Improving infrastructure and the return of international tourism will see integrated resorts in the Philippines’ Clark and Cebu regions, and the IRs in Vietnam tipped for a strong rebound over the next few years, says industry veteran Dennis Andreaci.
Drawing upon his experience as one of the early pioneers in Macau, Singapore, and Manila, Andreaci expects Clark’s growth to look similar to that of Manila’s Entertainment City from years ago.
“During the early days of Manila, Macau was seen as the greatest gaming market in the world – with customers going to Macau many times a year. Back then, we said: if you can get some of those customers to come to Manila just once every ten trips, then you already have an incredible market. It’s now the same thing for Clark.”
“During Covid the government had completed the new terminal of the Clark International Airport. So now with the Philippines opening up, you know, obviously, we expect a lot of flights to return to the Clark,” said Andreaci, noting the airport will likely see four to five flights from Korea a day, as well as flights from Qatar, Emirates and others.
Starting in 2019, the Clark airport expansion program has seen more than 100,000 square meters of space added in a new terminal – which has the capacity to accommodate 8 million passengers annually, increasing the airport’s total capacity to 12.2 million per year.
By 2025, another four new terminals are set to be added, boosting Clark’s passenger capacity to more than 110 million annually.
“That’s aside from the fact that [Clark] has its own local market, because everything north of Manila sees Clark as the entertainment destination to go to,” he adds.
“There’s nice restaurants, theaters, lots of it, there’s entertainment there, there’s golf and all kinds of outdoor activities and attractions, and now, you have five-star hotels.”
“So Clark is making its own position in the market.”
It’s a 19-storey, 13-hectare property adjacent to the Clark Marriott Hotel. Earlier this month, Hann opened the first Swissôtel branded hotel in the country at the property.
“So for visitors flying in there as foreigners it’s a comprehensive tourism experience where you can play golf in the daytime, go to the casino or the fine dining at night. So there’s a variety of things here, not just gaming like you would see in Macau or to some degree in Manila.”
Andreaci added that he was similarly optimistic about NUSTAR’s new resort and casino in Cebu which will help cement Cebu as an international destination as well.
Outside of the Philippines, Andreaci says he has also tipped Vietnam for significant growth.
“You have Ho Tram, you have Hoiana, and you have Corona Resort and Casino. Ho Tram has been there a while but they’ve just opened up the Intercontinental and the Holiday Inn making this a large comprehensive integrated resort. Hoiana and Corona just started to get going when Covid hit and I believe these two will really hit it off big as Vietnam now starts to open up from Covid.”
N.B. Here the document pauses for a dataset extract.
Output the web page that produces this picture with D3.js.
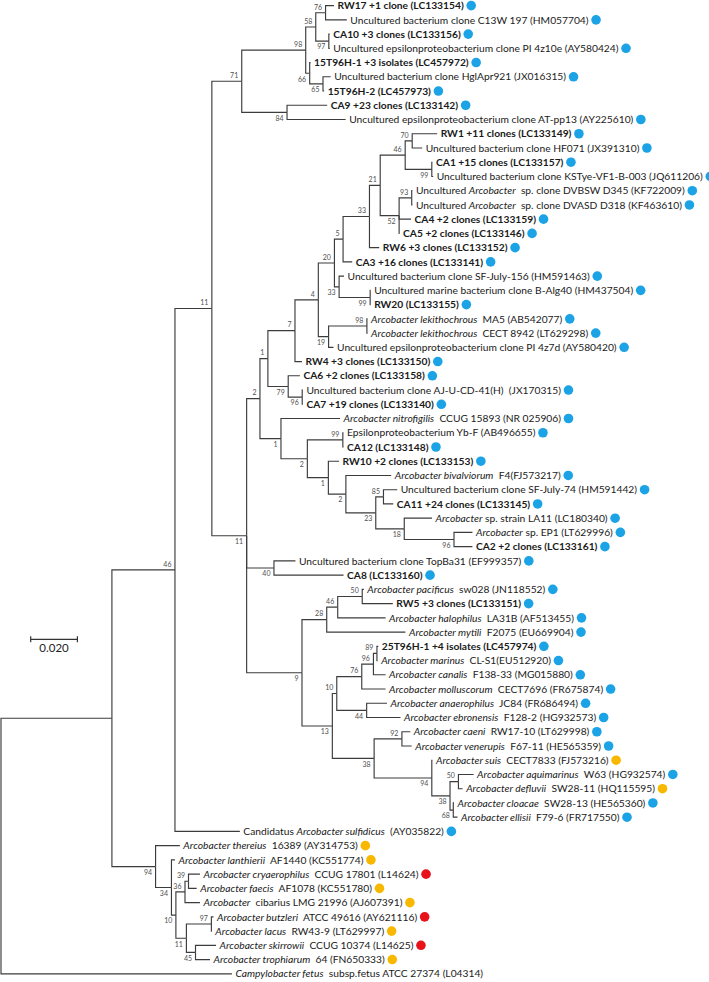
<!DOCTYPE html>
<html><head><meta charset="utf-8">
<script src="https://cdn.jsdelivr.net/npm/d3@7"></script>
<style>body{margin:0;background:#fff;} text{font-family:Lato,"Open Sans",sans-serif;}</style>
</head><body>
<script>
// ---- Tree topology (Newick), branch lengths in substitutions/site, internal labels = bootstrap ----
const cladeTop = "((((L0:0.0036,L1:0.0091)76:0.0042,(L2:0.0004,L3:0.0004)97:0.0056)58:0.0043,(L4:0.0004,(L5:0.0033,L6:0.0005)65:0.0057)66:0.0017)98:0.0274,(L7:0.0172,L8:0.0251)84:0.0194)71:0.0128";
const clade21 = "(((L9:0.0107,L10:0.0043)70:0.0030,(L11:0.0003,L12:0.0006)99:0.0114)46:0.0107,((L13:0.0003,L14:0.0003)93:0.0054,L15:0.0051,L16:0.0002)52:0.0081)21:0.0046";
const clade20 = "(((" + clade21 + ",L17:0.0042)33:0.0113,L18:0.0039)5:0.0037,(L19:0.0021,(L20:0.0002,L21:0.0002)99:0.0133)33:0.0020)20:0.0069";
const clade1a = "(((" + clade20 + ",((L22:0.0003,L23:0.0003)98:0.0164,L24:0.0021)19:0.0044)4:0.0100,L25:0.0030)7:0.0116,(L26:0.0050,(L27:0.0003,L28:0.0003)96:0.0060)79:0.0087)1:0.0034";
const clade23 = "((L34:0.0059,L35:0.0042)85:0.0033,(L36:0.0119,(L37:0.0079,L38:0.0079)96:0.0213)18:0.0122)23:0.0128";
const clade1b = "(L29:0.0253,((L30:0.0003,L31:0.0003)99:0.0152,(L32:0.0046,(L33:0.0194," + clade23 + ")2:0.0075)1:0.0090)2:0.0113)1:0.0090";
const clade40 = "(L39:0.0092,L40:0.0298)40:0.0117";
const clade28 = "(((L41:0.0007,L42:0.0131)50:0.0105,L43:0.0205)46:0.0047,L44:0.0337)28:0.0106";
const clade10 = "((((L45:0.0006,L46:0.0003)89:0.0015,L47:0.0052)96:0.0050,L48:0.0102)76:0.0107,(L49:0.0087,L50:0.0145)44:0.0128)10:0.0019";
const clade38 = "((L51:0.0036,L52:0.0042)92:0.0119,(L53:0.0003,((L54:0.0065,L55:0.0018)50:0.0036,(L56:0.0003,L57:0.0018)68:0.0014)38:0.0078)94:0.0247)38:0.0179";
const clade9 = "(" + clade28 + ",(" + clade10 + "," + clade38 + ")13:0.0130)9:0.0237";
const clade46 = "((" + cladeTop + ",((" + clade1a + "," + clade1b + ")2:0.0057," + clade40 + "," + clade9 + ")11:0.0149)11:0.0158,L58:0.0278)46:0.0270";
const clade94 = "(L59:0.0104,(L60:0.0015,(((L61:0.0049,L62:0.0035)39:0.0015,L63:0.0064)36:0.0039,((L64:0.0009,L65:0.0002)97:0.0107,(L66:0.0088,L67:0.0062)45:0.0039)11:0.0045)10:0.0019)34:0.0068)94:0.0187";
const newick = "((" + clade46 + "," + clade94 + "):0.0475,L68:0.0989);";

// ---- Leaf labels (top to bottom). **bold**, _italic_ ----
const leafLabels = [
 "**RW17 +1 clone (LC133154)**",
 "Uncultured bacterium clone C13W 197 (HM057704)",
 "**CA10 +3 clones (LC133156)**",
 "Uncultured epsilonproteobacterium clone PI 4z10e (AY580424)",
 "**15T96H-1 +3 isolates (LC457972)**",
 "Uncultured bacterium clone HglApr921 (JX016315)",
 "**15T96H-2 (LC457973)**",
 "**CA9 +23 clones (LC133142)**",
 "Uncultured epsilonproteobacterium clone AT-pp13 (AY225610)",
 "**RW1 +11 clones (LC133149)**",
 "Uncultured bacterium clone HF071 (JX391310)",
 "**CA1 +15 clones (LC133157)**",
 "Uncultured bacterium clone KSTye-VF1-B-003 (JQ611206)",
 "Uncultured _Arcobacter_  sp. clone DVBSW D345 (KF722009)",
 "Uncultured _Arcobacter_  sp. clone DVASD D318 (KF463610)",
 "**CA4 +2 clones (LC133159)**",
 "**CA5 +2 clones (LC133146)**",
 "**RW6 +3 clones (LC133152)**",
 "**CA3 +16 clones (LC133141)**",
 "Uncultured bacterium clone SF-July-156 (HM591463)",
 "Uncultured marine bacterium clone B-Alg40 (HM437504)",
 "**RW20 (LC133155)**",
 "_Arcobacter lekithochrous_  MA5 (AB542077)",
 "_Arcobacter lekithochrous_  CECT 8942 (LT629298)",
 "Uncultured epsilonproteobacterium clone PI 4z7d (AY580420)",
 "**RW4 +3 clones (LC133150)**",
 "**CA6 +2 clones (LC133158)**",
 "Uncultured bacterium clone AJ-U-CD-41(H)  (JX170315)",
 "**CA7 +19 clones (LC133140)**",
 "_Arcobacter nitrofigilis_  CCUG 15893 (NR 025906)",
 "Epsilonproteobacterium Yb-F (AB496655)",
 "**CA12 (LC133148)**",
 "**RW10 +2 clones (LC133153)**",
 "_Arcobacter bivalviorum_  F4(FJ573217)",
 "Uncultured bacterium clone SF-July-74 (HM591442)",
 "**CA11 +24 clones (LC133145)**",
 "_Arcobacter_ sp. strain LA11 (LC180340)",
 "_Arcobacter_ sp. EP1 (LT629996)",
 "**CA2 +2 clones (LC133161)**",
 "Uncultured bacterium clone TopBa31 (EF999357)",
 "**CA8 (LC133160)**",
 "_Arcobacter pacificus_  sw028 (JN118552)",
 "**RW5 +3 clones (LC133151)**",
 "_Arcobacter halophilus_  LA31B (AF513455)",
 "_Arcobacter mytili_  F2075 (EU669904)",
 "**25T96H-1 +4 isolates (LC457974)**",
 "_Arcobacter marinus_  CL-S1(EU512920)",
 "_Arcobacter canalis_  F138-33 (MG015880)",
 "_Arcobacter molluscorum_  CECT7696 (FR675874)",
 "_Arcobacter anaerophilus_  JC84 (FR686494)",
 "_Arcobacter ebronensis_  F128-2 (HG932573)",
 "_Arcobacter caeni_  RW17-10 (LT629998)",
 "_Arcobacter venerupis_  F67-11 (HE565359)",
 "_Arcobacter suis_  CECT7833 (FJ573216)",
 "_Arcobacter aquimarinus_  W63 (HG932574)",
 "_Arcobacter defluvii_  SW28-11 (HQ115595)",
 "_Arcobacter cloacae_  SW28-13 (HE565360)",
 "_Arcobacter ellisii_  F79-6 (FR717550)",
 "Candidatus _Arcobacter sulfidicus_  (AY035822)",
 "_Arcobacter thereius_  16389 (AY314753)",
 "_Arcobacter lanthierii_  AF1440 (KC551774)",
 "_Arcobacter cryaerophilus_  CCUG 17801 (L14624)",
 "_Arcobacter faecis_  AF1078 (KC551780)",
 "_Arcobacter_  cibarius LMG 21996 (AJ607391)",
 "_Arcobacter butzleri_  ATCC 49616 (AY621116)",
 "_Arcobacter lacus_  RW43-9 (LT629997)",
 "_Arcobacter skirrowii_  CCUG 10374 (L14625)",
 "_Arcobacter trophiarum_  64 (FN650333)",
 "_Campylobacter fetus_  subsp.fetus ATCC 27374 (L04314)"
];
// ---- Dot category per leaf: b = blue, o = orange, r = red, "" = none ----
const leafDots = [
 "b","b","b","b","b","b","b","b","b","b","b","b","b","b","b","b","b","b","b","b",
 "b","b","b","b","b","b","b","b","b","b","b","b","b","b","b","b","b","b","b","b",
 "b","b","b","b","b","b","b","b","b","b","b","b","b","o","b","o","b","b","b","o",
 "o","r","o","o","r","o","r","o",""
];
const dotColors = {b:"#1ba3e6", o:"#f9b800", r:"#e8121b"};
const scaleBarValue = 0.020;
const scaleBarLabel = "0.020";

// ---- Newick parser ----
function parseNewick(str){
  const s = str.replace(/\s+/g,"");
  let i = 0;
  function node(){
    const n = {children:[]};
    if (s[i] === "("){
      i++; n.children.push(node());
      while (s[i] === ","){ i++; n.children.push(node()); }
      i++;
    }
    let name = "";
    while (i < s.length && !":,();".includes(s[i])) name += s[i++];
    n.name = name;
    n.length = 0;
    if (s[i] === ":"){ i++; let num = ""; while (i < s.length && !",();".includes(s[i])) num += s[i++]; n.length = +num; }
    return n;
  }
  return node();
}

const W = 709, H = 982;
const svg = d3.select("body").append("svg").attr("width", W).attr("height", H);

const root = d3.hierarchy(parseNewick(newick), d => d.children.length ? d.children : null);
root.eachBefore(d => { d.dist = (d.parent ? d.parent.dist : 0) + (d.parent ? d.data.length : 0); });

const x = d3.scaleLinear().domain([0, 0.02]).range([1, 47.7]);
const leaves = root.leaves();
const y = d3.scaleLinear().domain([0, leaves.length - 1]).range([5.6, 973.8]);
leaves.forEach((d, i) => { d.idx = +d.data.name.slice(1); d.py = y(i); });
root.eachAfter(d => { if (d.children) d.py = (d.children[0].py + d.children[d.children.length - 1].py) / 2; });
root.each(d => { d.px = x(d.dist); });

// ---- branches ----
svg.append("g").attr("fill","none").attr("stroke","#3c3c3c").attr("stroke-width",1.15)
  .selectAll("path").data(root.descendants().filter(d => d.parent)).join("path")
  .attr("d", d => `M${d.parent.px},${d.parent.py}V${d.py}H${d.px}`);

// ---- bootstrap labels ----
svg.append("g").selectAll("text")
  .data(root.descendants().filter(d => d.children && d.data.name && d.parent)).join("text")
  .attr("x", d => d.px - 3.5)
  .attr("y", d => (d.parent.children.indexOf(d) === 0) ? d.py - 3.2 : d.py + 8.3)
  .attr("text-anchor","end").attr("font-size", 7).attr("fill","#505050")
  .text(d => d.data.name);

// ---- font calibration on a reference label ----
const probe = svg.append("text").attr("font-size", 12).style("white-space","pre").text("Uncultured epsilonproteobacterium clone PI 4z10e (AY580424)");
const fs = Math.max(10, Math.min(13.5, 12 * 285.6 / probe.node().getComputedTextLength()));
probe.remove();

// ---- leaf labels and dots ----
const lg = svg.append("g");
leaves.forEach(d => {
  const raw = leafLabels[d.idx];
  const bold = raw.startsWith("**");
  const s = bold ? raw.slice(2, -2) : raw;
  const t = lg.append("text").attr("x", d.px + 3.5).attr("y", d.py).attr("dy","0.36em")
    .attr("font-size", fs).attr("fill","#1a1a1a").attr("font-weight", bold ? "bold" : "normal")
    .style("white-space","pre");
  s.split("_").forEach((seg, k) => { if (seg) t.append("tspan").attr("font-style", k % 2 ? "italic" : "normal").text(seg); });
  const c = leafDots[d.idx];
  if (c) {
    lg.append("circle").attr("cx", d.px + 3.5 + t.node().getComputedTextLength() + 7.5)
      .attr("cy", d.py).attr("r", 4.8).attr("fill", dotColors[c]);
  }
});

// ---- scale bar ----
const sbY = 639.3, sbX0 = 30.7, sbLen = x(scaleBarValue) - x(0);
const sb = svg.append("g").attr("stroke","#333").attr("stroke-width",1.2);
sb.append("line").attr("x1", sbX0).attr("x2", sbX0 + sbLen).attr("y1", sbY).attr("y2", sbY);
sb.append("line").attr("x1", sbX0).attr("x2", sbX0).attr("y1", sbY - 3).attr("y2", sbY + 3);
sb.append("line").attr("x1", sbX0 + sbLen).attr("x2", sbX0 + sbLen).attr("y1", sbY - 3).attr("y2", sbY + 3);
svg.append("text").attr("x", sbX0 + sbLen / 2).attr("y", sbY + 12.5).attr("text-anchor","middle")
  .attr("font-size", 11.5).attr("fill","#222").text(scaleBarLabel);
</script>
</body></html>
“So I see these three major IRs leading the way in Vietnam and I am very bullish on Vietnam.”
When asked whether there is still a place for mega resorts in a world where customers are starting to demand more personalized travel experiences, Dennis said that Vietnam’s casinos were well positioned for this shift.
“The market is maturing, people are becoming more sophisticated travelers, especially the younger people, where gaming is not a big part of their wallet spend. So, other things do matter. And we are seeing that everywhere.”
“Those Vietnam integrated resorts we mentioned are all on the coast, so there are beaches, Ho Tram has world-class golf, on the beach and close to Ho Chi Minh City. Corona is located on a stunning tropical island and Hoiana is located in a very historical part of Vietnam, so they all have something unique to offer.”